Fittingly, the album itself is a bit of a mystery. The guitarist says it’s a concept album, with the lyrics and the cover art playing off each other, but he won’t explain. Instead, we have to try and decipher Cottrell’s words by picking out what we can from the purposefully murky vocals. “At some point we might release the lyrics, but probably not anytime soon,” Morris says.

Listen to Soma below and read Morris’s track-by-track breakdown. For more help on piecing together what it all means, cop the record in stores today via Relapse.

“Orchard”
I think that was one of the first songs we wrote for the new record. I thought it was a little bit poppier than our other stuff, but it could be cool. The bridge is an almost cheesy pop-punk riff.

“Woodbine”
I grew up in upstate New York, in a little town called Cherry Valley. It’s a really small farming community. It has one stoplight. It’s a really fertile area for artists, and there’s a Beat community up there. There’s a lot of woodbine up there, which is like a honeysuckle vine flower that grows up everything. So a lot of places have a name like the Woodbine Café or Woodbine House. So the title is paying tribute to my childhood.

“Feral Bones”
That song took a really long time to put together. Asechiah [Bogdan, guitar] had written all of that himself. He basically had three completely different riffs and originally I was like, “Let’s make three different songs out of these.” And over the course of a month and a half, we decided to mold them into one song.

“Evergreen”
That was the last song we included on our record. Dorthia does her own acoustic thing by herself. She’s always writing and I asked her if she had something she wanted to play on the record. She said she had one song that fit. It was great — all her stuff is great.
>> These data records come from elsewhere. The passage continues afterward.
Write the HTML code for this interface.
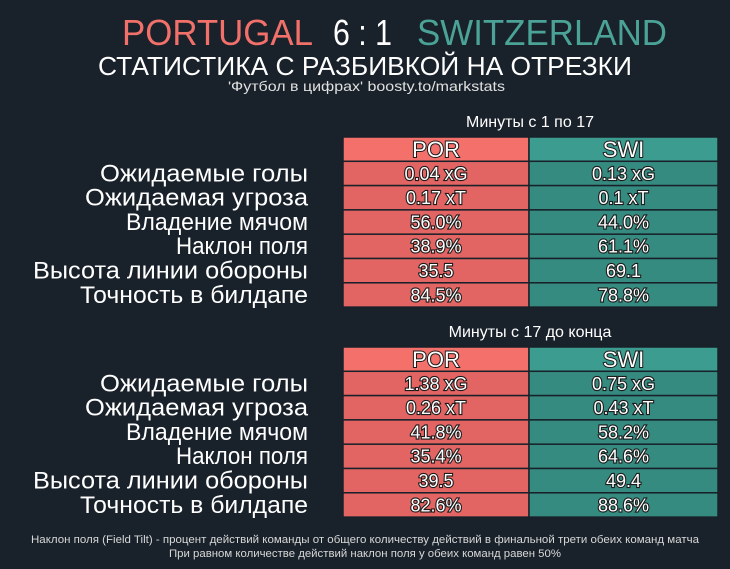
<!DOCTYPE html>
<html><head><meta charset="utf-8">
<style>
html,body{margin:0;padding:0;background:#19212a;}
svg{display:block;font-family:"Liberation Sans","DejaVu Sans",sans-serif;}
.cell{fill:#fff;stroke:#1b1b1b;stroke-width:2.2px;paint-order:stroke;font-size:18px;}
.hdr{fill:#fff;stroke:#1b1b1b;stroke-width:2px;paint-order:stroke;font-size:22px;}
.lab{fill:#fff;font-size:24px;}
</style></head>
<body>
<svg id="chart" width="730" height="569" viewBox="0 0 730 569">
<rect width="730" height="569" fill="#19212a"/>
<text x="122" y="45" font-size="36" fill="#f1706a" textLength="191" lengthAdjust="spacingAndGlyphs">PORTUGAL</text>
<text x="333" y="45" font-size="36" fill="#ffffff" textLength="59" lengthAdjust="spacingAndGlyphs">6 : 1</text>
<text x="417" y="45" font-size="36" fill="#4aa396" textLength="250" lengthAdjust="spacingAndGlyphs">SWITZERLAND</text>
<text x="98" y="75" font-size="26" fill="#ffffff" textLength="534" lengthAdjust="spacingAndGlyphs">СТАТИСТИКА С РАЗБИВКОЙ НА ОТРЕЗКИ</text>
<text x="228" y="91" font-size="14" fill="#e0e0e0" textLength="277" lengthAdjust="spacingAndGlyphs">'Футбол в цифрах' boosty.to/markstats</text>
<g id="tables"></g>
<text x="365" y="543" font-size="11" fill="#d8d8d8" text-anchor="middle" textLength="668" lengthAdjust="spacingAndGlyphs">Наклон поля (Field Tilt) - процент действий команды от общего количеству действий в финальной трети обеих команд матча</text>
<text x="365" y="557" font-size="11" fill="#d8d8d8" text-anchor="middle" textLength="392" lengthAdjust="spacingAndGlyphs">При равном количестве действий наклон поля у обеих команд равен 50%</text>
</svg>
<script>
const metrics = ["Ожидаемые голы","Ожидаемая угроза","Владение мячом","Наклон поля","Высота линии обороны","Точность в билдапе"];
const teams = ["POR","SWI"];
const periods = ["Минуты с 1 по 17","Минуты с 17 до конца"];
const por1 = ["0.04 xG","0.17 xT","56.0%","38.9%","35.5","84.5%"];
const swi1 = ["0.13 xG","0.1 xT","44.0%","61.1%","69.1","78.8%"];
const por2 = ["1.38 xG","0.26 xT","41.8%","35.4%","39.5","82.6%"];
const swi2 = ["0.75 xG","0.43 xT","58.2%","64.6%","49.4","88.6%"];
const labWidths = [208,223,182,132,275,228];

const NS="http://www.w3.org/2000/svg";
const g=document.getElementById('tables');
function mk(tag,attrs,text){const e=document.createElementNS(NS,tag);for(const k in attrs)e.setAttribute(k,attrs[k]);if(text!==undefined)e.textContent=text;g.appendChild(e);return e;}
const tableTops=[137,347];
const rowH=24.3, x0=343, xm=529, x1=718;
const hdrFill=["#f4706b","#3d9c90"], bodyFill=["#e36563","#368b80"];
const data=[[por1,swi1],[por2,swi2]];
tableTops.forEach((top,t)=>{
  const title=mk('text',{x:530,y:top-10,'font-size':16,fill:'#fff','text-anchor':'middle'},periods[t]);
  
  
  teams.forEach((tm,c)=>{
    const cx=c?xm:x0, w=c?(x1-xm):(xm-x0);
    const r=mk('rect',{x:cx,y:top,width:w,height:rowH,fill:hdrFill[c],stroke:'#19212a','stroke-width':1.5});
    
    
    const tx=mk('text',{x:cx+w/2,y:top+20,'text-anchor':'middle',class:'hdr'},tm);
    
    
  });
  metrics.forEach((m,i)=>{
    const y=top+rowH*(i+1);
    const lb=mk('text',{x:308,y:y+20,'text-anchor':'end',class:'lab',textLength:labWidths[i],lengthAdjust:'spacingAndGlyphs'},m);
    
    
    data[t].forEach((arr,c)=>{
      const cx=c?xm:x0, w=c?(x1-xm):(xm-x0);
      const r=mk('rect',{x:cx,y:y,width:w,height:rowH,fill:bodyFill[c],stroke:'#19212a','stroke-width':1.5});
      
      
      const tx=mk('text',{x:cx+w/2,y:y+18.5,'text-anchor':'middle',class:'cell'},arr[i]);
      
      
    });
  });
});
</script>
</body></html>
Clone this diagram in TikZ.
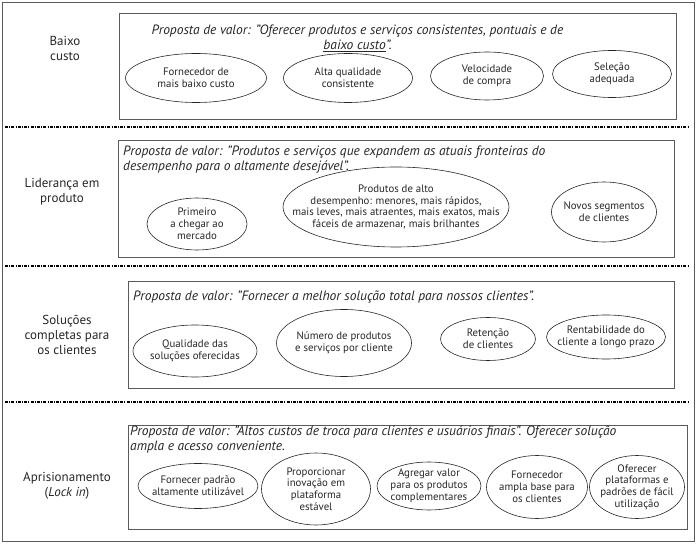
\documentclass[tikz,border=0pt]{standalone}
\usepackage{fontspec}
\setmainfont{PT Sans}
\usetikzlibrary{shapes.geometric}
\definecolor{boxgray}{HTML}{5A5A5A}
\definecolor{inkgray}{HTML}{262626}
\tikzset{
  oval/.style={ellipse, draw=inkgray, line width=.6pt, inner sep=0pt},
  ovaltext/.style={font=\fontsize{10.8}{11.8}\selectfont, align=center, inner sep=0pt, text=inkgray},
  valuebox/.style={draw=boxgray, line width=.9pt},
  proposal/.style={font=\fontsize{13.5}{15}\selectfont\itshape, inner sep=0pt, text=inkgray},
  strategy/.style={font=\fontsize{13}{15}\selectfont, align=center, inner sep=0pt, text=inkgray},
  divider/.style={line width=1.1pt, dash pattern=on 3pt off 1.2pt on 1pt off 1.2pt},
}
\begin{document}
\begin{tikzpicture}[x=1pt,y=-1pt]
\useasboundingbox (0,0) rectangle (699,545);
\draw[boxgray, line width=1pt] (2,3) rectangle (694,541);

\begin{scope}[local bounding box=bc]
  \node[strategy] (BC) at (65,48) {Baixo\\custo};
  \draw[valuebox] (119,13) rectangle (676,119);
  \node[proposal, align=center] (PV1) at (357.5,38)
    {Proposta de valor: "Oferecer produtos e serviços consistentes, pontuais e de\\\underline{baixo custo}".};
  \node[oval, minimum width=141, minimum height=49] (FMC) at (196,78) {};
  \node[ovaltext] (FMCt) at (FMC) {Fornecedor de\\mais baixo custo};
  \node[oval, minimum width=129, minimum height=49] (AQC) at (348,78) {};
  \node[ovaltext] (AQCt) at (AQC) {Alta qualidade\\consistente};
  \node[oval, minimum width=113, minimum height=48] (VC) at (487,76) {};
  \node[ovaltext] (VCt) at (VC) {Velocidade\\de compra};
  \node[oval, minimum width=119, minimum height=47] (SA) at (612,74) {};
  \node[ovaltext] (SAt) at (SA) {Seleção\\adequada};
\end{scope}

\coordinate (D1a) at (5,127);
\coordinate (D1b) at (688,127);
\draw[divider] (D1a) -- (D1b);

\begin{scope}[local bounding box=lp]
  \node[strategy] (LP) at (62,192) {Liderança em\\produto};
  \draw[valuebox] (118,140) rectangle (674,257);
  \node[proposal, align=left, anchor=north west] (PV2) at (123,146)
    {Proposta de valor: "Produtos e serviços que expandem as atuais fronteiras do\\desempenho para o altamente desejável".};
  \node[oval, minimum width=100, minimum height=52] (PCM) at (197,224) {};
  \node[ovaltext] (PCMt) at (PCM) {Primeiro\\a chegar ao\\mercado};
  \node[oval, minimum width=226, minimum height=80] (PAD) at (396,207) {};
  \node[ovaltext] (PADt) at (PAD) {Produtos de alto\\desempenho: menores, mais rápidos,\\mais leves, mais atraentes, mais exatos, mais\\fáceis de armazenar, mais brilhantes};
  \node[oval, minimum width=105, minimum height=60] (NSC) at (604,212) {};
  \node[ovaltext] (NSCt) at (NSC) {Novos segmentos\\de clientes};
\end{scope}

\coordinate (D2a) at (5,266);
\coordinate (D2b) at (688,266);
\draw[divider] (D2a) -- (D2b);

\begin{scope}[local bounding box=sc]
  \node[strategy] (SC) at (67,335) {Soluções\\completas para\\os clientes};
  \draw[valuebox] (128,281) rectangle (674,388);
  \node[proposal, anchor=west] (PV3) at (133,297)
    {Proposta de valor: "Fornecer a melhor solução total para nossos clientes".};
  \node[oval, minimum width=124, minimum height=52] (QSO) at (195,351) {};
  \node[ovaltext] (QSOt) at (QSO) {Qualidade das\\soluções oferecidas};
  \node[oval, minimum width=135, minimum height=67] (NPS) at (344,343) {};
  \node[ovaltext] (NPSt) at (NPS) {Número de produtos\\e serviços por cliente};
  \node[oval, minimum width=95, minimum height=43] (RC) at (488,339) {};
  \node[ovaltext] (RCt) at (RC) {Retenção\\de clientes};
  \node[oval, minimum width=119, minimum height=44] (RLP) at (606,337) {};
  \node[ovaltext] (RLPt) at (RLP) {Rentabilidade do\\cliente a longo prazo};
\end{scope}

\coordinate (D3a) at (5,402);
\coordinate (D3b) at (688,402);
\draw[divider] (D3a) -- (D3b);

\begin{scope}[local bounding box=ap]
  \node[strategy] (AP) at (67,486) {Aprisionamento\\(\textit{Lock in})};
  \draw[valuebox] (128,425) rectangle (687,529);
  \node[proposal, align=left, anchor=north west] (PV4) at (130,426)
    {Proposta de valor: "Altos custos de troca para clientes e usuários finais". Oferecer solução\\ampla e acesso conveniente.};
  \node[oval, minimum width=120, minimum height=45] (FPU) at (198,486) {};
  \node[ovaltext] (FPUt) at (FPU) {Fornecer padrão\\altamente utilizável};
  \node[oval, minimum width=109, minimum height=72] (PIP) at (316,489) {};
  \node[ovaltext] (PIPt) at (PIP) {Proporcionar\\inovação em\\plataforma\\estável};
  \node[oval, minimum width=104, minimum height=48] (AVP) at (429,486) {};
  \node[ovaltext] (AVPt) at (AVP) {Agregar valor\\para os produtos\\complementares};
  \node[oval, minimum width=101, minimum height=63] (FAB) at (537,487) {};
  \node[ovaltext] (FABt) at (FAB) {Fornecedor\\ampla base para\\os clientes};
  \node[oval, minimum width=95, minimum height=63] (OPF) at (637,487) {};
  \node[ovaltext] (OPFt) at (OPF) {Oferecer\\plataformas e\\padrões de fácil\\utilização};
\end{scope}
\end{tikzpicture}
\end{document}
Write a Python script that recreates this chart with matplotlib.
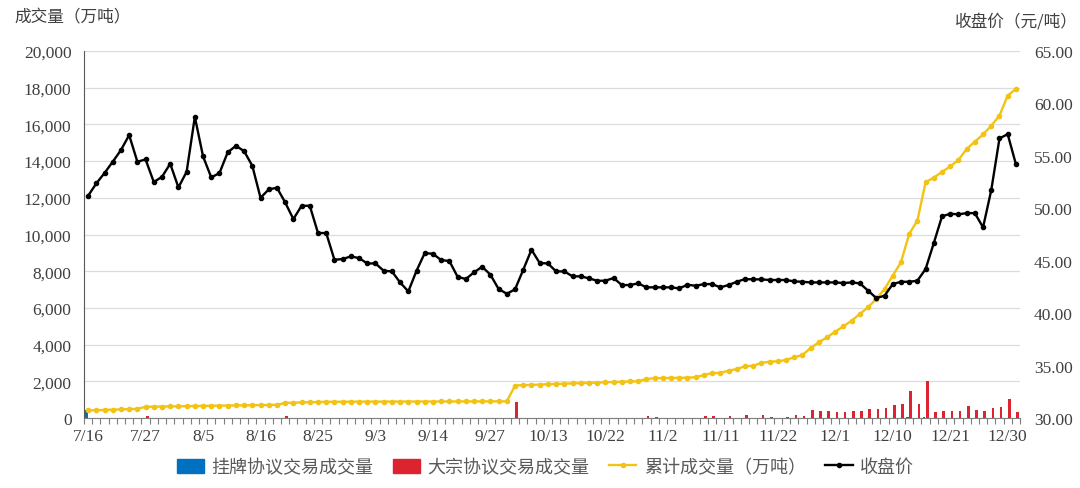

I was excited she finally agreed to put something on the record that’s hers. I just wanted to space the album out, give it a breath of fresh air about halfway through the record. We’re not just loud noisy feedback all the time.

“Cassock”
When everyone comes crashing in at the beginning of this song, especially when we play it live, it’s pretty intense. That has a lot to do with Parker [Chandler, bass]; when he plays that riff on his bass, it’s subsonic. Later in the song, when all the feedback comes in, we’re not competing with each other. We’re trying to harmonize, so it’s almost pulsating. It’s almost like the air is just moving us. When we were still writing it, we couldn’t figure out how to end it, so we’d let it fall apart and get super blown-out and noisy. When we were recording it, Ryan [Wolfe, drums] was like, “Let’s just play it as long as we can until we completely fuck it up, until it falls apart. Let’s just layer a shitload of guitars over it and feed back.” We went through every guitar pedal and noise thing we could find and just layered it on. On the record it’s on its own side so at the end you got to flip it over and there’s “Boleskine.”

“Boleskine”
It’s named after the house that Aleister Crowley owned and Jimmy Page purchased. I don’t mean it as an occult reference. It’s more of an homage to Jimmy Page. He is sort of one of my heroes, not just for Led Zeppelin stuff, but also because I’m a recording nerd. He’s an inspiration to me.

I never anticipated that it would be that long. The demo back on my four-track was 17 or 18 minutes long. I was like, “Did I really just sit here and do this for almost 20 minutes?” We started jamming it at practice and then pretty soon we were playing that ending at practice for, like, 45 minutes — just the ending. [Laughs] When we recorded it, we had to do it in chunks, and I sort of spliced it all together because it wouldn’t even fit on a roll of tape; a roll of tape is only like 32 minutes. It was a pain to record, let me tell you.